All right, I hate vaginas. We get it. But heartwarmingly, I was surprised by how the sometimes dubious acting of the vagina-loving ladies still made me laugh. “The Vagina Workshop” features the ensemble being instructed by a woman who “believes in vaginas” on how to examine their lady parts with hand mirrors. Chloe Hall, cast as a woman in the workshop completely mystified by her vagina, searching endlessly for the ever-evasive clitoris, learns to give herself pleasure right before the audience’s very eyes. All ends well, in an earth-shaking, ground-breaking, planet-moving, Pluto-obliterating orgasm, and then Hall accepts herself. I will admit, realizing the gravity of the situation—that I was sitting in a dark room filled with middle-aged gender studies professors and poetry-writing boyfriends learning about my very own genitalia—made me start to laugh. Now if only Hall had used her hand.

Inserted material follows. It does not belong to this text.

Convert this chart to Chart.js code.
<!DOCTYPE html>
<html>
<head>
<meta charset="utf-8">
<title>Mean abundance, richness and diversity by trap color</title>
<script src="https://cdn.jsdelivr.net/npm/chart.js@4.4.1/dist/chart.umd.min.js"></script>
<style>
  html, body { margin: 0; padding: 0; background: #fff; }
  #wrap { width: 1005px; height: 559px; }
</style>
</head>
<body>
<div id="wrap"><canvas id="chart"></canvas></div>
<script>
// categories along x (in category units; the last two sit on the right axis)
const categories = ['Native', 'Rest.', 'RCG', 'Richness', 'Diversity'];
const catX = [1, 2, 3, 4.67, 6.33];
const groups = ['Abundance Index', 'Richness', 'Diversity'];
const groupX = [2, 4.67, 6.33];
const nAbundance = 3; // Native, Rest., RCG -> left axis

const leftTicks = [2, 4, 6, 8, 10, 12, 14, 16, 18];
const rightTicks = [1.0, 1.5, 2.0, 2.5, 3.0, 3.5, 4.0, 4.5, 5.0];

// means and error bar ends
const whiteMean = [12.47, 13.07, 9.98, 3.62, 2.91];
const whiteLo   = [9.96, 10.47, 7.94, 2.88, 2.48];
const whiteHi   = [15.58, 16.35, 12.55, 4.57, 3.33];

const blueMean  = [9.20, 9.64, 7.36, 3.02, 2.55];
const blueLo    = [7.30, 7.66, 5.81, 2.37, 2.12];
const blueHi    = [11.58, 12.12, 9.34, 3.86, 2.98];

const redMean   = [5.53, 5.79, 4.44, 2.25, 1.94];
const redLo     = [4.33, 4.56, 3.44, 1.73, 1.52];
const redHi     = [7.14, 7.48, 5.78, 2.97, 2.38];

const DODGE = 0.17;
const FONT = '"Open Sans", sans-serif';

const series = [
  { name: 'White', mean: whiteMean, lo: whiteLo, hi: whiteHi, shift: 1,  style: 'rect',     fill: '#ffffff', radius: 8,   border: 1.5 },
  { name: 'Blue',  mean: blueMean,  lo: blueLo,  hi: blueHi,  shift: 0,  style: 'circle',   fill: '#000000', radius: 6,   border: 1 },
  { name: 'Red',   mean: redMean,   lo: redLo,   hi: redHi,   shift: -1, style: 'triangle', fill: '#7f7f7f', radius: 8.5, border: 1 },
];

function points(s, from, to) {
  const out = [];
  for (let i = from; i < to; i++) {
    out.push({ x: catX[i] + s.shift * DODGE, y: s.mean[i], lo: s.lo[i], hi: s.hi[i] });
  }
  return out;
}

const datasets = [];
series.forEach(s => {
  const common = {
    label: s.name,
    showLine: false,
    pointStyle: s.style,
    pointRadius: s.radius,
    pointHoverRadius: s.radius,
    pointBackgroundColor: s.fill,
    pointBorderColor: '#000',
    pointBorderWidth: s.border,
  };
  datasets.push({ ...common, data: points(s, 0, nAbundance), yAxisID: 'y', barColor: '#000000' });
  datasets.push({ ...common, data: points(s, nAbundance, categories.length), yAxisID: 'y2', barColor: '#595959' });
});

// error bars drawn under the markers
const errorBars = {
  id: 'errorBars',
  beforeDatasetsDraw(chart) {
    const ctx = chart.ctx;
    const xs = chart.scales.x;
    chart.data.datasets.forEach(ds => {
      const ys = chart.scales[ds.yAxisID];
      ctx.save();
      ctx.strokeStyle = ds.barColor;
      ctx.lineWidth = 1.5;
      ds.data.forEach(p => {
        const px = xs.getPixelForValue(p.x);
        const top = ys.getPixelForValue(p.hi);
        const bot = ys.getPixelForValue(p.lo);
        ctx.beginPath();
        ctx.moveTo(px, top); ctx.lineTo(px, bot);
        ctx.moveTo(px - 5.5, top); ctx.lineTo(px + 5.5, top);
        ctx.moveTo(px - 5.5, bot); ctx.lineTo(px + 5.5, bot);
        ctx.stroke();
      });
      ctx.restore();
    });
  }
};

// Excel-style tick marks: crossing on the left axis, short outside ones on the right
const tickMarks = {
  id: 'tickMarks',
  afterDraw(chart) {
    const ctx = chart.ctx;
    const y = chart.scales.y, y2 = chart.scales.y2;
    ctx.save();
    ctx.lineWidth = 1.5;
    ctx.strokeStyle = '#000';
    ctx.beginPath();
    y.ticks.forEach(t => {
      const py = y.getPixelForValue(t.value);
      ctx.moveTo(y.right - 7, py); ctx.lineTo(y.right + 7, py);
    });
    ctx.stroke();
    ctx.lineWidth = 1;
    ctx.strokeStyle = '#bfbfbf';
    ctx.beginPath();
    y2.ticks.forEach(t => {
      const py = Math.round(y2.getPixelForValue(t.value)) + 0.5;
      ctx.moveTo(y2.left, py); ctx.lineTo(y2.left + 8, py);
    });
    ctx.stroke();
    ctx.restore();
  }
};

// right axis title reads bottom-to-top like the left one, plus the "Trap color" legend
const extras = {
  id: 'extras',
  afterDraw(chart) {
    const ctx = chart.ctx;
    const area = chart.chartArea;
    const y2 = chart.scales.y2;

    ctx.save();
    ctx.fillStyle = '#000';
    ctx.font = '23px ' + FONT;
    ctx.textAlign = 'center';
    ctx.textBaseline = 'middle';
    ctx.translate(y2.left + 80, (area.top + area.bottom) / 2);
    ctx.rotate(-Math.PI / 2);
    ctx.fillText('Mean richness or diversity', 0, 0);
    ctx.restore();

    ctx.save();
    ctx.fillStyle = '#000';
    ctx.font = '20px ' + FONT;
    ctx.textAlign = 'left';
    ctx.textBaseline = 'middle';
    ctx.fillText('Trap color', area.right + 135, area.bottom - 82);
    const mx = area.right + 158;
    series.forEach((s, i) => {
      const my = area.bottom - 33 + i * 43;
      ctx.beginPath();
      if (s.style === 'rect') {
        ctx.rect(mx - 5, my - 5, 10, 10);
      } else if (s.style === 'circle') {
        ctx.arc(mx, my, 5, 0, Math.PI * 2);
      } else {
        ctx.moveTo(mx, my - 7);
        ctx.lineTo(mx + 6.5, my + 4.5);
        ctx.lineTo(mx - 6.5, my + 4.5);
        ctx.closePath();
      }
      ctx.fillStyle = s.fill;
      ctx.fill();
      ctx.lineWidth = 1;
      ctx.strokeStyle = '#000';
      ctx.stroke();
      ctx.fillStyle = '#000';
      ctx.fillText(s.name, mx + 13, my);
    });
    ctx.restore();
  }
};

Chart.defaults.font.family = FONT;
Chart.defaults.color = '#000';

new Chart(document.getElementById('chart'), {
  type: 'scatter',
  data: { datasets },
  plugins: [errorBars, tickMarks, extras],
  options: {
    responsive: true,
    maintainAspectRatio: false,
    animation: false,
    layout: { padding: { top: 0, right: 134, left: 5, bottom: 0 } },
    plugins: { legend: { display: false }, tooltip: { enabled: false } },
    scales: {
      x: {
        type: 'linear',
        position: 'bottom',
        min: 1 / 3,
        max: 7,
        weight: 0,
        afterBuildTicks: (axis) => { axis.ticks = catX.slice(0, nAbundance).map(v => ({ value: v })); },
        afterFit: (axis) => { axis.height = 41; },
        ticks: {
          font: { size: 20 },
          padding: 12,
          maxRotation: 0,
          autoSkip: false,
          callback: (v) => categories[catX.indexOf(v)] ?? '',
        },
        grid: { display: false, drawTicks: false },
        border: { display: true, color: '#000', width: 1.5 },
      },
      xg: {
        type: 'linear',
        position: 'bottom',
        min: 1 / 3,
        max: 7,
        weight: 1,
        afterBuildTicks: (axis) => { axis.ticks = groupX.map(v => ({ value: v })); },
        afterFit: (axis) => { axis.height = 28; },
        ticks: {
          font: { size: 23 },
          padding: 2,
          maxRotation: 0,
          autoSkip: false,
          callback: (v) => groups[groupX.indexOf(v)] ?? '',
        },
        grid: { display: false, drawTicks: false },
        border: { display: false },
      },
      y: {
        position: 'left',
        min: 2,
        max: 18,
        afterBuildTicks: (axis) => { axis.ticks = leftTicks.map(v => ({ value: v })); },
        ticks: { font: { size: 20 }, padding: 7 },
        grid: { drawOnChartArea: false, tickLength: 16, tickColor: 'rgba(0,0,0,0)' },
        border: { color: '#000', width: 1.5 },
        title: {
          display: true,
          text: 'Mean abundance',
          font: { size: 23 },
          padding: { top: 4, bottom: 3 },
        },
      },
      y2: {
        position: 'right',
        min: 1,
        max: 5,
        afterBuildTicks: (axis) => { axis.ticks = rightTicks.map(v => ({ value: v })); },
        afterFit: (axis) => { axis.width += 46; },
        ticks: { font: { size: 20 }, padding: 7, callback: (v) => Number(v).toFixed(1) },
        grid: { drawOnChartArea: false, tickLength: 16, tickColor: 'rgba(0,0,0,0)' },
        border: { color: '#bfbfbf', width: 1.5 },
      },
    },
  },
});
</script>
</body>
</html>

The next piece started with, “This is how I came to love my vagina.” I thought to myself, “Okay, Thu. If you’re going to sit through another hour of this, you should put your penis down for a second and try to get in touch with your vagina. Or maybe you can just laugh really hard”. The monologue, performed by Jessica Taylor, is about a woman whose lover Bob refuses to have sex with her unless she allows him to get a really good look at her cootch. This one really hits home. Everyone has been victim to this situation: Meet boring stranger who thinks that the key to great unpredictable sex is frequently changing between missionary and girl-on-top. Decide to engage in sexual intercourse with said boring stranger, because while nothing good can come of it, the worst that can happen is an accidental orgasm. Get down only to realize the stranger has a completely weird-o fetish, i.e., he will not take part in any vanilla boning without first thoroughly examining the object of his bone. Regardless of the fact that the piece turned out to be about Taylor discovering the beauty of her vagina (gee, really?), realizing this situation could easily have been reported to me by a friend on a Sunday morning brought an unexpected chuckle to my bile-filled throat. Good job, Monologues!

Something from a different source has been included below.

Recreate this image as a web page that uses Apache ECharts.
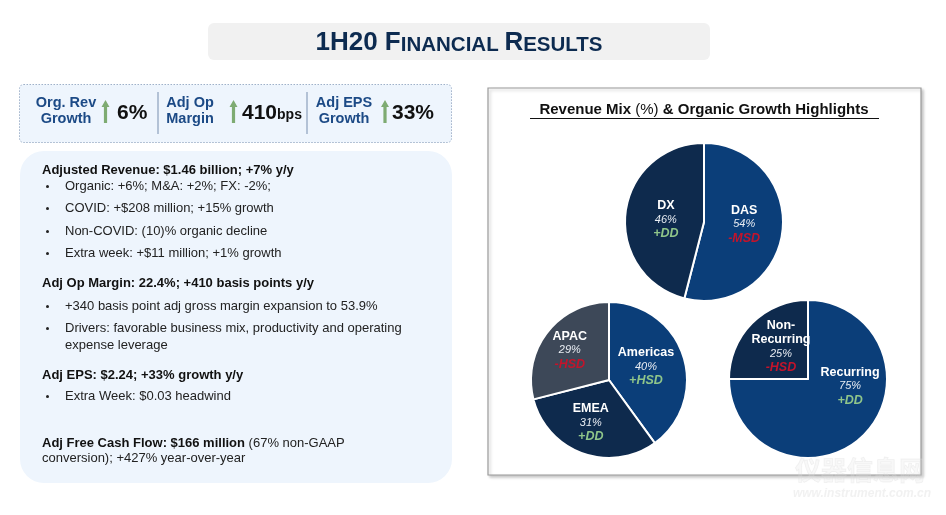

Kate Miller’s rendition of “My Angry Vagina”, though at times overacted, had some entertaining ditties about going to the gyno, but it was Nadia Talel’s “My Vagina Was My Village” that opened me up, so to speak. Talel’s performance depicting a Bosnian woman raped and tortured by a band of soldiers was at its best moments haunting. My penis shriveled just a little bit. This applies equally for Kay Zhang’s “Say It,” about an ambiguously Asian woman demanding an apology from the Japanese government for forcing her into sexual slavery as a young girl. Despite her ambiguous accent, Zhang’s forceful voice, filled with the bitterest betrayal and indignation, resonated in the small theater. Between the two pieces squeezing my very little heart was Andrea Lee’s beautifully acted “The Little Coochi Snorcher That Could”. I was completely convinced I was watching a young girl who gets punched at seven years old, then gets raped by her father’s best friend (who is then shot and killed by her father before her eyes) at age ten, and finally receives her sexual instruction from a twenty-four-year-old lesbian at the age of sixteen. Lee’s smooth transition from humor to tragedy to sexual transformation impressed even my vagina-skeptical soul. Let us digress for a moment to assuage Justine’s ambivalent feelings about this piece:
“The Little Coochi Snorcher That Could” represents, basically, a fairy tale in a sexual context, beginning with childhood humiliation and concluding with not just sexual comfort, but utter blossoming. The twenty-four-year-old lesbian who initiates the young sixteen-year-old into the world of liberation, self-respect, and bliss acts as a (albeit fucked-up) maternal figure for the girl, guiding her hand towards her clit, offering her the love and attention the girl clearly missed growing up… But the piece never addresses anything that might be wrong in this sort of situation—like, say, statutory rape. Though it was consensual, the teenage girl is underage and engaging in sexual activities with an adult. In the piece, it is portrayed as an act of fulfilling exploration—but I had to re-imagine the piece with a twenty-four-year-old male instead of the Amazonian power lesbo, who answers the phone when the girl’s mother calls, saying with an impish grin that the girl was doing just fine… For all its feminist sentiment, “The Vagina Monologues” neglected to hold women to the same standards as men in negative contexts, including, say, the law. “Feminism” is the belief that men and women are equal, not that women are better than men. Though we’re parading our vaginas on stage, in no way is the potential for disaster removed in a situation like that of “The Little Coochi Snorcher”. I was disappointed at this point with “The Vagina Monologues” (though before I was totally down for chanting “vagina”). I couldn’t take it seriously anymore; it just became a series of charades punning on “clit” for cheap laughs.
And we resume.
And then. It happened. Lea Steinacker. If you are reading this, this is a solicitation. We want you. Not, like, for anything. We just want you. Steinacker’s performance as a lesbian dominatrix transcended the dubious acting and fishy smells prevalent throughout the rest of The Vagina Monologues. Only two words come to mind: Smoking. Hot. Oh, and moaning. There was a whole lot of moaning. (This, if anything, really made my penis not shrink.) Steinacker, portraying a powerful sexual being restrained by her silent heterosexual encounters, turns to the other side when she realizes the beauty of making women moan. The rest of the monologue follows as her demonstration of nearly two-dozen different types of moans, climaxing in a triple orgasm and followed by her exhausted collapse face-forward, onto the floor. Stick a fork in me, I was done. I was a born-again vagina warrior.
Poignant yet slightly squishy “I Was There in the Room” followed, featuring Peale Iglehart and Alanna Gregory, and then the finale by the entire cast. And then some words about actual causes that people actually care about, namely New Orleans and how it is the vagina of America (yes, we tried to Verbatim it), and how we need to be more aware about the plight of the world. Vagina, vagina, vagina. I have to give this year’s cast of The Vagina Monologues an A for vagina-effort and its vaginability to make me rethink the world’s vaginosity. And actually nothing empowers me more than learning that, apparently, the clitoris has 8,000 nerve fibers, twice the number found on the penis. AWESOME.